Transportation Secretary Anthony Foxx announced a new partnership Thursday with Sidewalk Labs — a unit of Google’s parent company, Alphabet — to start using its Flow platform in the seven cities vying for the $40 million up for grabs in the department’s Smart City Challenge.
In a release, Foxx said that the platform offers the cities “unprecedented city-wide transportation analytics to help cities understand congestion and identify areas underserved by transit, using aggregated, anonymized data from billions of miles of trips,” including “proprietary data from Waze and Google Maps.” The company has also designed a series of mobile apps for commuters hoping to understand transportation options in their area that will feed data into the platform.
Just last week, Foxx named the seven finalists for the contest at the South by Southwest Interactive festival — Austin, Texas; Columbus, Ohio; Denver; Kansas City, Missouri; Pittsburgh; Portland, Oregon; and San Francisco will have the opportunity to use the new platform free of charge.
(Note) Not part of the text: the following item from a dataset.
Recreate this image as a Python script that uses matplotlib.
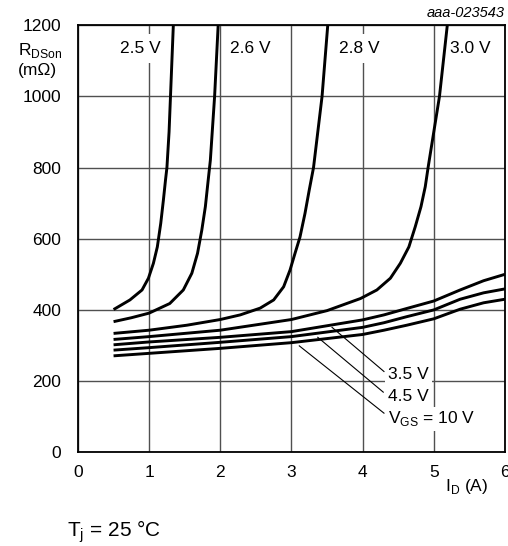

Sidewalk Labs is also offering its own prize for the winning city beyond the federal funds the department is dangling. The company is already working to bring New York City free Wi-Fi across the city by transforming old phone booths into kiosks offering wireless connectivity, and it would bring a similar program to the municipality that wins the department’s challenge.
In all, Sidewalk is offering to install more than 100 kiosks in four neighborhoods in the winning city to “provide free Wi-Fi and access points for disadvantaged citizens that cannot afford to get mobility information by other means,” Foxx said.
The department previously announced a partnership with Mobileye to install the company’s accident avoidance technology on all public buses owned by the winning city. Amazon Web Services will also offer $1 million in credits for its cloud services to the victor.
Each finalist received a $100,000 grant from the department to develop a proposal laying out how they’d use the contest’s winnings and will have 10 weeks to work on those presentations. The department will announce a winner in June.